→ **DIRECTION**
Which lines hold the word "Apache"? Copy each of them.

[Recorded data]
***

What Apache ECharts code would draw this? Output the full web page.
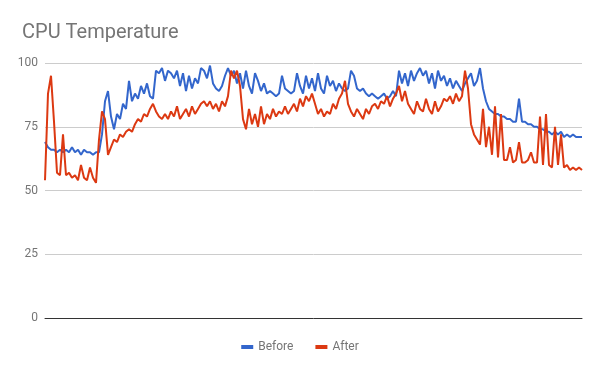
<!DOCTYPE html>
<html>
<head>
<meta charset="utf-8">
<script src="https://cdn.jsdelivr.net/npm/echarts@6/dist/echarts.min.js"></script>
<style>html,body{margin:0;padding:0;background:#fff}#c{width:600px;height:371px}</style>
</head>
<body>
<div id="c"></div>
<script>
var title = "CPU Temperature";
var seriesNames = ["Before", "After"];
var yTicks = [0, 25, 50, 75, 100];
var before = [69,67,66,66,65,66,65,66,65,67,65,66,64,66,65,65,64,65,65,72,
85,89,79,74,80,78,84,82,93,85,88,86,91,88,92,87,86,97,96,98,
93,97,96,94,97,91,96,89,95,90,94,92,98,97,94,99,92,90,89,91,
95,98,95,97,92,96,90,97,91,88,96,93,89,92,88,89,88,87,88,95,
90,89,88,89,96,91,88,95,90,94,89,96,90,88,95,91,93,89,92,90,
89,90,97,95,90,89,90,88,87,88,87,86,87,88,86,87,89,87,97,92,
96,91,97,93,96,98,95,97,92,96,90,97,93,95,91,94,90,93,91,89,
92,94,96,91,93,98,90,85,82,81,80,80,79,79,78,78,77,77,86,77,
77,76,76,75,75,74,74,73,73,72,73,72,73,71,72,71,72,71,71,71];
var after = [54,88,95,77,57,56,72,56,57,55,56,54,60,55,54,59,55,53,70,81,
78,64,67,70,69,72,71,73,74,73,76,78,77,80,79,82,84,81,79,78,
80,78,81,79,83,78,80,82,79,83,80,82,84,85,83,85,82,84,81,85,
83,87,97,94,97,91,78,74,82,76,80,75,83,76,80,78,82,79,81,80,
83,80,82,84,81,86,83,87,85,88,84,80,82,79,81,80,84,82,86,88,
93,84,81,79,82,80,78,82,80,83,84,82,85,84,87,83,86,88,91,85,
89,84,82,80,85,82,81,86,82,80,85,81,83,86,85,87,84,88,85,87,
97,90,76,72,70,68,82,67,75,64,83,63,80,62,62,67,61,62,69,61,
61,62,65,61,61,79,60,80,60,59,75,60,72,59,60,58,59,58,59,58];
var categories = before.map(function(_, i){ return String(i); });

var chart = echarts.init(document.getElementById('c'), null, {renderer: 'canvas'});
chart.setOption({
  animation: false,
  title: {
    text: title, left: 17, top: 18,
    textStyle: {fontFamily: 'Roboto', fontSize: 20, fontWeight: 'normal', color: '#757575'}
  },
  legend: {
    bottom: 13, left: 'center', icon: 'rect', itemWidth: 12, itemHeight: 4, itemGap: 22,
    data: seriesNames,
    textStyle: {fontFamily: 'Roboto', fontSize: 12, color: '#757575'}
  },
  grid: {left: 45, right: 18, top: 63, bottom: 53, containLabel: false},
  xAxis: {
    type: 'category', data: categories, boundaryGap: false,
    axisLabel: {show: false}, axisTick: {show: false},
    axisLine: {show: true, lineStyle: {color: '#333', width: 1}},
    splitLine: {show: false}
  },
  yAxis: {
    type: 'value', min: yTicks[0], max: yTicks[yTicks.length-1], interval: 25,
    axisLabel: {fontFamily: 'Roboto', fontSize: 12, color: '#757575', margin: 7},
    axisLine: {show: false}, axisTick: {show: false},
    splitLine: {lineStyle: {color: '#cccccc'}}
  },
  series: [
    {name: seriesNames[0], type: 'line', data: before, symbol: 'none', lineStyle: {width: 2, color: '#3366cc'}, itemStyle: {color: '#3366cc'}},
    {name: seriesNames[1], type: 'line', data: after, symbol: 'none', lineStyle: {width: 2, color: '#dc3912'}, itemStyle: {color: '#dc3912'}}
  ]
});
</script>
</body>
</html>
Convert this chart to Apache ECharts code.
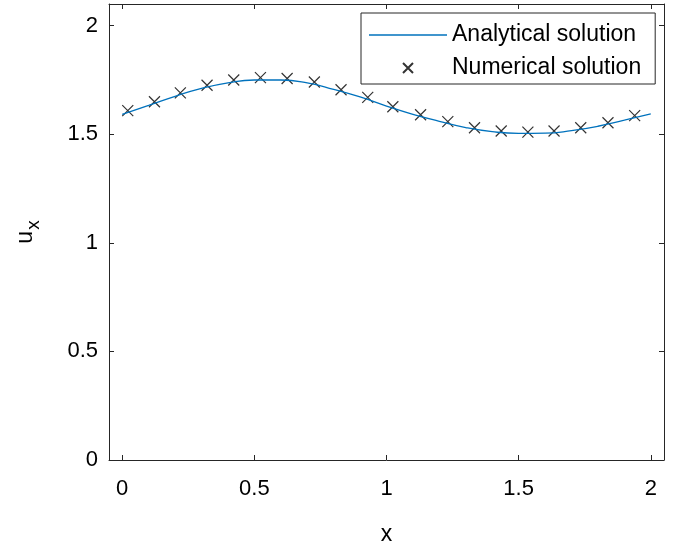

***

→ **WRITTEN SOLUTION**
What Apache ECharts code would draw this? Output the full web page.
Convert this chart to Apache ECharts code.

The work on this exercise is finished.